Kung Fu Fighting by Carl Douglas and Cherokee Nation by Paul Revere and the Raiders are both pretty un-PC if not downright racist but I still hear them on the radio from time to time, and, I’m sorry, they’re not even that catchy.

“Cherokee Nation” (or “Indian Reservation”) is un-PC, if not downright racist when it recounts the removal from native lands in the 19th century “Trail of Tears”? Trying to force them to speech English?

I swear there are large numbers of Dopers who yell “Racist!” (or fascist!, homophobe! or sexist!) if you say something like the sun rises in the east and sets in the west.

Is it possible that someone was thinking of “Indian Outlaw,” by Tim McGraw, which interpolates “Indian Reservation”?

Such assumptions you make about me, sir. How dare you! I don’t even self-identify as a Doper.

Today nobody would have a hit song containing fake Native American music, the term “red men” or, for that matter “Indian”. It is not part of today’s sensibility and would be considered just as racist as the the line in the other song I mentioned that refers to a “Funky Chinaman in Funky Chinatown”.

The assumption I make about you is that you already knew that.

No, I’m thinking of the one from the early 70’s which has a fine message but is full of what some people would call micro-aggressions, such as the terms “Indian” and “red men” and fake Native American music such as one might find in a Western movie from the late 50’s that’s almost as bad as chanting “hi, how are ya”.

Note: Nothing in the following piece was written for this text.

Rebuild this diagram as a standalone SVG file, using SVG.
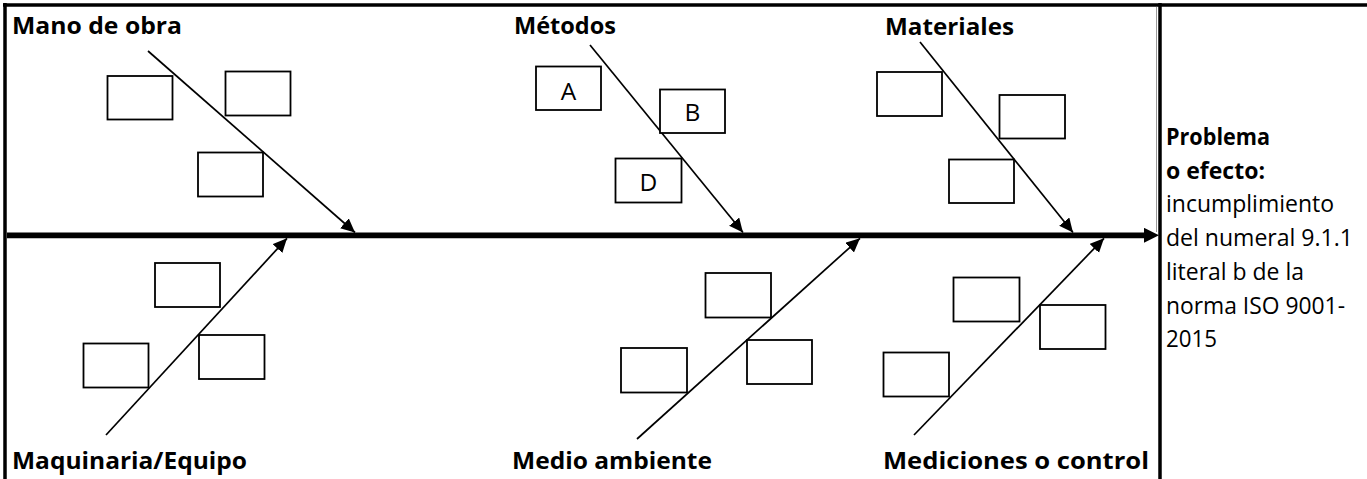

It’s the one that goes “Cherokee pee-po-ohl! Cherokee Tri-ibe! So proud to li-ih-iv! So proud to die!”

I was thinking of the oldest songs that most Americans have heard. Some Christian hyms go way back. The Star-Spangled Banner, sure, but that’s cheating.

Yankee Doodle - Colonial era
Auld Lang Syne - 1788
Twinkle Little Star - 1806
Oh Susanna - 1848
Camptown Races - 1850
I Wish I Was in Dixie - 1850s
The Battle Hymn of the Republic - 1861
When Johnny Comes Marching Home - 1863

Nursery rhymes tend to be pretty old.

Right, the one written by a guy, John Loudermilk, who was later given a medal for it by a group of Oklahoma Cherokee. (Both he and Mark Lindsay of the Raiders claimed Native ancestry.)

Also, the same song that was covered again by Billy Thunderkloud and the Chieftones.

Yes, and that is exactly the part swiped by Tim McGraw for his far more offensive creation.

I don’t know that I’ve ever heard the Shocking Blue version except when I’ve actively looked for it.

However, the 80’s cover of the song by Bananarama I do still hear on occasion.

I have never heard a song by Tim McGraw. And I don’t just mean this one.

Booker T and the MG’s - Green Onions
Glenn Miller - In the Mood
Jimi Hendrix cover - All Along the Watchtower

The Eagles, “Hotel California.” Until very recently, it was almost unheard of to walk into a bar in Thailand without hearing that played at some point.

J.S. Bach’s Toccata and Fugue in D Minor is familiar to just about everyone.